[WHAT IS ASKED]
Repeat the records below exactly, leaving out every picture.

[PROVIDED ENTRIES]
——

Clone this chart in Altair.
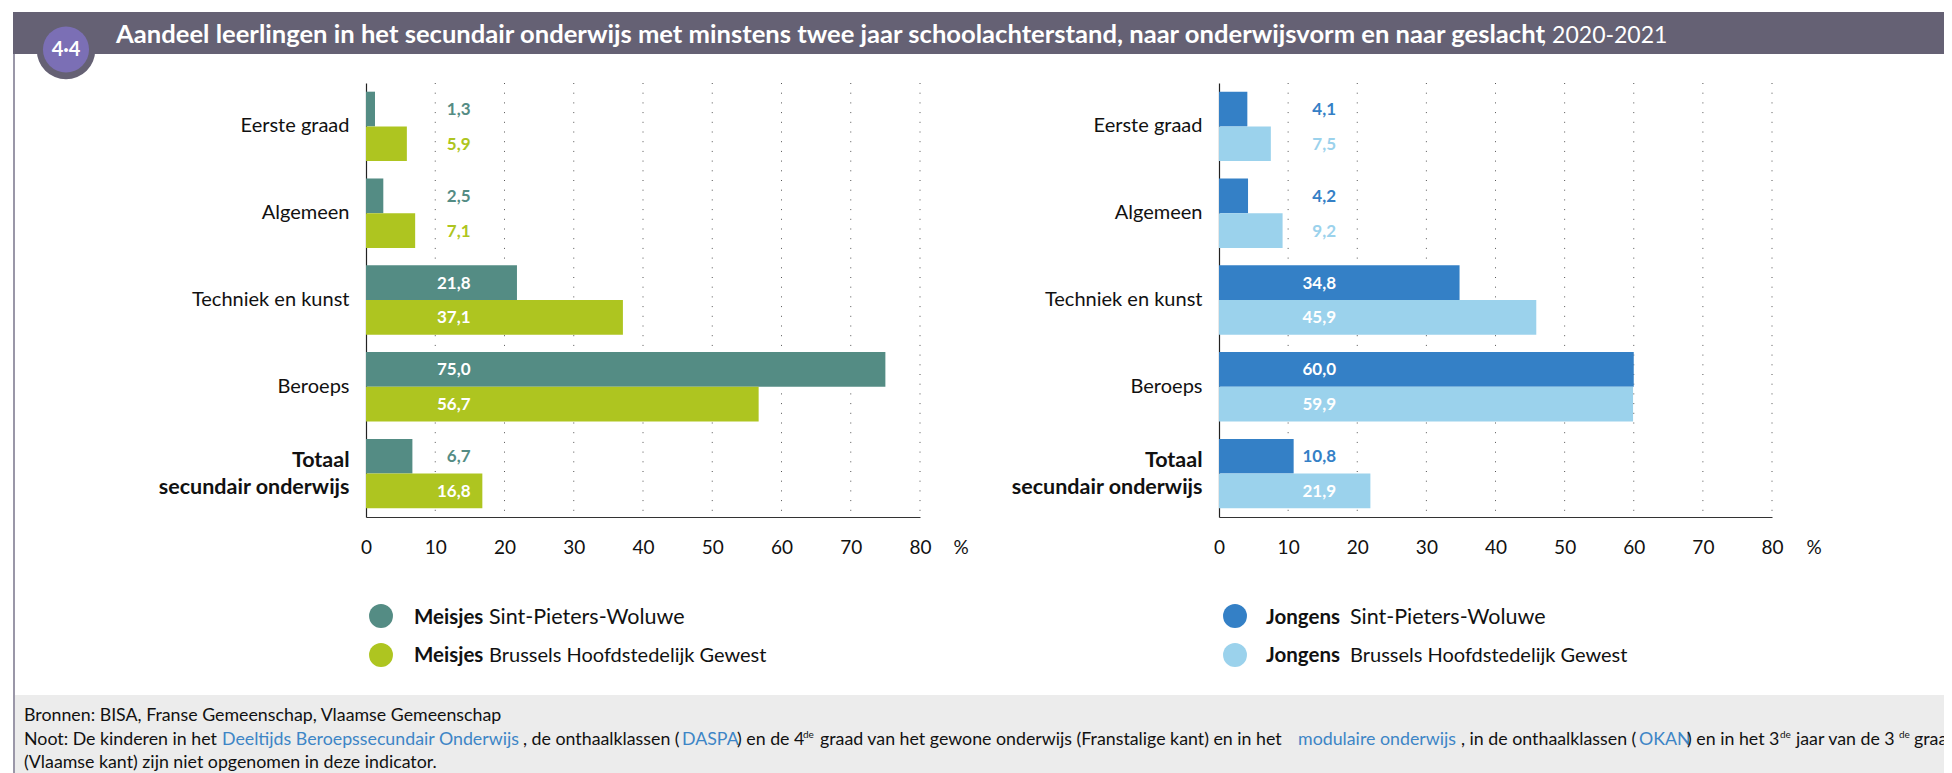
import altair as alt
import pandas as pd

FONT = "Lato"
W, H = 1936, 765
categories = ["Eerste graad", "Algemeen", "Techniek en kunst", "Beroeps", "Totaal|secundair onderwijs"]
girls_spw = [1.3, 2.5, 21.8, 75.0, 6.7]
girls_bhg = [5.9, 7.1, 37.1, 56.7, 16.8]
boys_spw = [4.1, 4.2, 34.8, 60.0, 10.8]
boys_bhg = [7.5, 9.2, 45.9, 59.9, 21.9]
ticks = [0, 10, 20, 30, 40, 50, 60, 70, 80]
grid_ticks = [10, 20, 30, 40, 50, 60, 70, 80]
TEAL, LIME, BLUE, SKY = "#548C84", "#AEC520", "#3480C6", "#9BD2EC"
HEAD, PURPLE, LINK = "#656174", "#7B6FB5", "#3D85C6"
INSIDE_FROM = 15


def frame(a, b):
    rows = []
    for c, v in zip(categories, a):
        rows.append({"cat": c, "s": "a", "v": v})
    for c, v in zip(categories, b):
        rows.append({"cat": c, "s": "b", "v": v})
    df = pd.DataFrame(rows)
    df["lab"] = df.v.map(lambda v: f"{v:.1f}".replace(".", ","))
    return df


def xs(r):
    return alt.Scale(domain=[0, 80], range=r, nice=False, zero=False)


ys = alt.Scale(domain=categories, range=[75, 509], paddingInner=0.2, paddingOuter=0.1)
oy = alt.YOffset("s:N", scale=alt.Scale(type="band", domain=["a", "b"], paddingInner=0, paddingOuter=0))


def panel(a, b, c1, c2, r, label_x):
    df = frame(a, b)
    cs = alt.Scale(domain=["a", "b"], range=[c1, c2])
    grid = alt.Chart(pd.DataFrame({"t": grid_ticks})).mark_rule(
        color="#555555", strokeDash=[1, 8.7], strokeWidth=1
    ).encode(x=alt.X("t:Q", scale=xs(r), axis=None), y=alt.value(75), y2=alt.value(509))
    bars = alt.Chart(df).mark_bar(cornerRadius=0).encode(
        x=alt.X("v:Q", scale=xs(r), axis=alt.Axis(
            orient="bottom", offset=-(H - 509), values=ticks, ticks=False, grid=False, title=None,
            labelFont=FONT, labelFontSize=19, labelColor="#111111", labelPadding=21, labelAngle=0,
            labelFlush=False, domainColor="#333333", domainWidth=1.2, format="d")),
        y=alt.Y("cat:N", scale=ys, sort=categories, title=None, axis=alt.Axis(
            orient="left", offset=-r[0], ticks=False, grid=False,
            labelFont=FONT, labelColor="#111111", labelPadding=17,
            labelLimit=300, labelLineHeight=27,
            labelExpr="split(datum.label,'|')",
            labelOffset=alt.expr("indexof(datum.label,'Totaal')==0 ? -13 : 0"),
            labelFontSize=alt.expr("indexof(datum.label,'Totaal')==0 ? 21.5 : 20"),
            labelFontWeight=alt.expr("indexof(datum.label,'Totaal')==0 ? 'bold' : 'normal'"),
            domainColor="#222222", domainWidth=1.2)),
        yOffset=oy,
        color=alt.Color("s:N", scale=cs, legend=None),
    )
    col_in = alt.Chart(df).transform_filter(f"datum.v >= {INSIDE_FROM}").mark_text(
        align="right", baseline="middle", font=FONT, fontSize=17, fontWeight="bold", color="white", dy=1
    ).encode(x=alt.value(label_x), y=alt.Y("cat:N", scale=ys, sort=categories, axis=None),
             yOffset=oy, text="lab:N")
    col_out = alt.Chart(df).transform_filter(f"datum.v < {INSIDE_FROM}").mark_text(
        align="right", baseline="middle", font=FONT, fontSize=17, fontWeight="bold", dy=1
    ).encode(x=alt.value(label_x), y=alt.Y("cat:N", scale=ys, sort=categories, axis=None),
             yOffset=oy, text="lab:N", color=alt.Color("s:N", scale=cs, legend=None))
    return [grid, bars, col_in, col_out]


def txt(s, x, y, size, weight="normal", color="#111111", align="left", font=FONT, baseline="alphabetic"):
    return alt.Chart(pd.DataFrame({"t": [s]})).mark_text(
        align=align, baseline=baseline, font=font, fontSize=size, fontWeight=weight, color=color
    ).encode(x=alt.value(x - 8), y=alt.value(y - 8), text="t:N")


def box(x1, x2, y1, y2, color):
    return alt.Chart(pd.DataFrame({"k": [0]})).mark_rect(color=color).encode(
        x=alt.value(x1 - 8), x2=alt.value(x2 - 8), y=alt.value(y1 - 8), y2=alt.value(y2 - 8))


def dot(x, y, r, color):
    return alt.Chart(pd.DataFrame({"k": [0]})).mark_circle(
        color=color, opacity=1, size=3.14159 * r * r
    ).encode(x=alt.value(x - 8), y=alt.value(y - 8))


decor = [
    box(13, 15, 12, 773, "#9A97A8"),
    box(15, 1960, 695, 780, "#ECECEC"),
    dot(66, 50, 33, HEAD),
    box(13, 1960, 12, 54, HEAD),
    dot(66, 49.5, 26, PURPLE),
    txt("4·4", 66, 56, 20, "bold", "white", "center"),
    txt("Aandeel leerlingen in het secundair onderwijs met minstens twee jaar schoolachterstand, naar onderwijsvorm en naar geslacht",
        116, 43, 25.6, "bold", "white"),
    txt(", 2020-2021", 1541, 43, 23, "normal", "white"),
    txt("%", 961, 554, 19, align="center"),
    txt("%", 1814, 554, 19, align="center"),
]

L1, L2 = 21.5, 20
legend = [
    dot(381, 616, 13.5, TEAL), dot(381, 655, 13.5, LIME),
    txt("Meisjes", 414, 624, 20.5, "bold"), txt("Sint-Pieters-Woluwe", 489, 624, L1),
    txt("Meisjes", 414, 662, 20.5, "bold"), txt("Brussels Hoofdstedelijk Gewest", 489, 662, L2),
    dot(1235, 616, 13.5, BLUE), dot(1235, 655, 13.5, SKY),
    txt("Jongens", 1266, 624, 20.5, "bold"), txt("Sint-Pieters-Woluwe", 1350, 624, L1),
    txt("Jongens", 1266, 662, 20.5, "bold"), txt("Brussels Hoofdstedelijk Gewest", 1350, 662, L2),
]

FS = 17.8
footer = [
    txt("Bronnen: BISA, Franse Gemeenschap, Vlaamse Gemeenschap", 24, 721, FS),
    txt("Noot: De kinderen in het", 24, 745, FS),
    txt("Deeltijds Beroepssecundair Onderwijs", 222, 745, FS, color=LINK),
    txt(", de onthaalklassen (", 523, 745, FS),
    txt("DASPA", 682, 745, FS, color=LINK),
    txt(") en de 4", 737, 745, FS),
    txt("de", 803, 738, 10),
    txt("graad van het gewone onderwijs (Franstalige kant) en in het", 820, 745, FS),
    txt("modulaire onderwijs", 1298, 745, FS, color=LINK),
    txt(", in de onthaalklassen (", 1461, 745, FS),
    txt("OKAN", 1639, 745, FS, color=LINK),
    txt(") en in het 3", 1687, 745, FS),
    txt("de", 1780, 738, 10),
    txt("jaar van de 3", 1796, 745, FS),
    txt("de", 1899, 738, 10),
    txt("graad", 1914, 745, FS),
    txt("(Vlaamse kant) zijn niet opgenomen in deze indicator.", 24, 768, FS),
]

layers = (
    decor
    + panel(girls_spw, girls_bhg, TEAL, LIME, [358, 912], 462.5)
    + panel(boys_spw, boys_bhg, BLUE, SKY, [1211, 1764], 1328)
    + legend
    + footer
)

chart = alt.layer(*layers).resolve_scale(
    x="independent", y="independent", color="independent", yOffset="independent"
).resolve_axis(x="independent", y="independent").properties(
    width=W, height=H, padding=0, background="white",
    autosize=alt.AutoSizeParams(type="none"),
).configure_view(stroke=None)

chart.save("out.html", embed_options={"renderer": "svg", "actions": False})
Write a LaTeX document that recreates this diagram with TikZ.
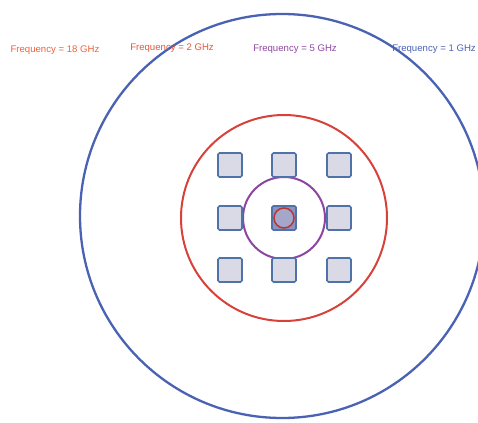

——

[RESULT]
Clone this chart in Altair.
import altair as alt
import pandas as pd

FONT = "Lato"
W, H = 1936, 765
categories = ["Eerste graad", "Algemeen", "Techniek en kunst", "Beroeps", "Totaal|secundair onderwijs"]
girls_spw = [1.3, 2.5, 21.8, 75.0, 6.7]
girls_bhg = [5.9, 7.1, 37.1, 56.7, 16.8]
boys_spw = [4.1, 4.2, 34.8, 60.0, 10.8]
boys_bhg = [7.5, 9.2, 45.9, 59.9, 21.9]
ticks = [0, 10, 20, 30, 40, 50, 60, 70, 80]
grid_ticks = [10, 20, 30, 40, 50, 60, 70, 80]
TEAL, LIME, BLUE, SKY = "#548C84", "#AEC520", "#3480C6", "#9BD2EC"
HEAD, PURPLE, LINK = "#656174", "#7B6FB5", "#3D85C6"
INSIDE_FROM = 15


def frame(a, b):
    rows = []
    for c, v in zip(categories, a):
        rows.append({"cat": c, "s": "a", "v": v})
    for c, v in zip(categories, b):
        rows.append({"cat": c, "s": "b", "v": v})
    df = pd.DataFrame(rows)
    df["lab"] = df.v.map(lambda v: f"{v:.1f}".replace(".", ","))
    return df


def xs(r):
    return alt.Scale(domain=[0, 80], range=r, nice=False, zero=False)


ys = alt.Scale(domain=categories, range=[75, 509], paddingInner=0.2, paddingOuter=0.1)
oy = alt.YOffset("s:N", scale=alt.Scale(type="band", domain=["a", "b"], paddingInner=0, paddingOuter=0))


def panel(a, b, c1, c2, r, label_x):
    df = frame(a, b)
    cs = alt.Scale(domain=["a", "b"], range=[c1, c2])
    grid = alt.Chart(pd.DataFrame({"t": grid_ticks})).mark_rule(
        color="#555555", strokeDash=[1, 8.7], strokeWidth=1
    ).encode(x=alt.X("t:Q", scale=xs(r), axis=None), y=alt.value(75), y2=alt.value(509))
    bars = alt.Chart(df).mark_bar(cornerRadius=0).encode(
        x=alt.X("v:Q", scale=xs(r), axis=alt.Axis(
            orient="bottom", offset=-(H - 509), values=ticks, ticks=False, grid=False, title=None,
            labelFont=FONT, labelFontSize=19, labelColor="#111111", labelPadding=21, labelAngle=0,
            labelFlush=False, domainColor="#333333", domainWidth=1.2, format="d")),
        y=alt.Y("cat:N", scale=ys, sort=categories, title=None, axis=alt.Axis(
            orient="left", offset=-r[0], ticks=False, grid=False,
            labelFont=FONT, labelColor="#111111", labelPadding=17,
            labelLimit=300, labelLineHeight=27,
            labelExpr="split(datum.label,'|')",
            labelOffset=alt.expr("indexof(datum.label,'Totaal')==0 ? -13 : 0"),
            labelFontSize=alt.expr("indexof(datum.label,'Totaal')==0 ? 21.5 : 20"),
            labelFontWeight=alt.expr("indexof(datum.label,'Totaal')==0 ? 'bold' : 'normal'"),
            domainColor="#222222", domainWidth=1.2)),
        yOffset=oy,
        color=alt.Color("s:N", scale=cs, legend=None),
    )
    col_in = alt.Chart(df).transform_filter(f"datum.v >= {INSIDE_FROM}").mark_text(
        align="right", baseline="middle", font=FONT, fontSize=17, fontWeight="bold", color="white", dy=1
    ).encode(x=alt.value(label_x), y=alt.Y("cat:N", scale=ys, sort=categories, axis=None),
             yOffset=oy, text="lab:N")
    col_out = alt.Chart(df).transform_filter(f"datum.v < {INSIDE_FROM}").mark_text(
        align="right", baseline="middle", font=FONT, fontSize=17, fontWeight="bold", dy=1
    ).encode(x=alt.value(label_x), y=alt.Y("cat:N", scale=ys, sort=categories, axis=None),
             yOffset=oy, text="lab:N", color=alt.Color("s:N", scale=cs, legend=None))
    return [grid, bars, col_in, col_out]


def txt(s, x, y, size, weight="normal", color="#111111", align="left", font=FONT, baseline="alphabetic"):
    return alt.Chart(pd.DataFrame({"t": [s]})).mark_text(
        align=align, baseline=baseline, font=font, fontSize=size, fontWeight=weight, color=color
    ).encode(x=alt.value(x - 8), y=alt.value(y - 8), text="t:N")


def box(x1, x2, y1, y2, color):
    return alt.Chart(pd.DataFrame({"k": [0]})).mark_rect(color=color).encode(
        x=alt.value(x1 - 8), x2=alt.value(x2 - 8), y=alt.value(y1 - 8), y2=alt.value(y2 - 8))


def dot(x, y, r, color):
    return alt.Chart(pd.DataFrame({"k": [0]})).mark_circle(
        color=color, opacity=1, size=3.14159 * r * r
    ).encode(x=alt.value(x - 8), y=alt.value(y - 8))


decor = [
    box(13, 15, 12, 773, "#9A97A8"),
    box(15, 1960, 695, 780, "#ECECEC"),
    dot(66, 50, 33, HEAD),
    box(13, 1960, 12, 54, HEAD),
    dot(66, 49.5, 26, PURPLE),
    txt("4·4", 66, 56, 20, "bold", "white", "center"),
    txt("Aandeel leerlingen in het secundair onderwijs met minstens twee jaar schoolachterstand, naar onderwijsvorm en naar geslacht",
        116, 43, 25.6, "bold", "white"),
    txt(", 2020-2021", 1541, 43, 23, "normal", "white"),
    txt("%", 961, 554, 19, align="center"),
    txt("%", 1814, 554, 19, align="center"),
]

L1, L2 = 21.5, 20
legend = [
    dot(381, 616, 13.5, TEAL), dot(381, 655, 13.5, LIME),
    txt("Meisjes", 414, 624, 20.5, "bold"), txt("Sint-Pieters-Woluwe", 489, 624, L1),
    txt("Meisjes", 414, 662, 20.5, "bold"), txt("Brussels Hoofdstedelijk Gewest", 489, 662, L2),
    dot(1235, 616, 13.5, BLUE), dot(1235, 655, 13.5, SKY),
    txt("Jongens", 1266, 624, 20.5, "bold"), txt("Sint-Pieters-Woluwe", 1350, 624, L1),
    txt("Jongens", 1266, 662, 20.5, "bold"), txt("Brussels Hoofdstedelijk Gewest", 1350, 662, L2),
]

FS = 17.8
footer = [
    txt("Bronnen: BISA, Franse Gemeenschap, Vlaamse Gemeenschap", 24, 721, FS),
    txt("Noot: De kinderen in het", 24, 745, FS),
    txt("Deeltijds Beroepssecundair Onderwijs", 222, 745, FS, color=LINK),
    txt(", de onthaalklassen (", 523, 745, FS),
    txt("DASPA", 682, 745, FS, color=LINK),
    txt(") en de 4", 737, 745, FS),
    txt("de", 803, 738, 10),
    txt("graad van het gewone onderwijs (Franstalige kant) en in het", 820, 745, FS),
    txt("modulaire onderwijs", 1298, 745, FS, color=LINK),
    txt(", in de onthaalklassen (", 1461, 745, FS),
    txt("OKAN", 1639, 745, FS, color=LINK),
    txt(") en in het 3", 1687, 745, FS),
    txt("de", 1780, 738, 10),
    txt("jaar van de 3", 1796, 745, FS),
    txt("de", 1899, 738, 10),
    txt("graad", 1914, 745, FS),
    txt("(Vlaamse kant) zijn niet opgenomen in deze indicator.", 24, 768, FS),
]

layers = (
    decor
    + panel(girls_spw, girls_bhg, TEAL, LIME, [358, 912], 462.5)
    + panel(boys_spw, boys_bhg, BLUE, SKY, [1211, 1764], 1328)
    + legend
    + footer
)

chart = alt.layer(*layers).resolve_scale(
    x="independent", y="independent", color="independent", yOffset="independent"
).resolve_axis(x="independent", y="independent").properties(
    width=W, height=H, padding=0, background="white",
    autosize=alt.AutoSizeParams(type="none"),
).configure_view(stroke=None)

chart.save("out.html", embed_options={"renderer": "svg", "actions": False})
Write a LaTeX document that recreates this diagram with TikZ.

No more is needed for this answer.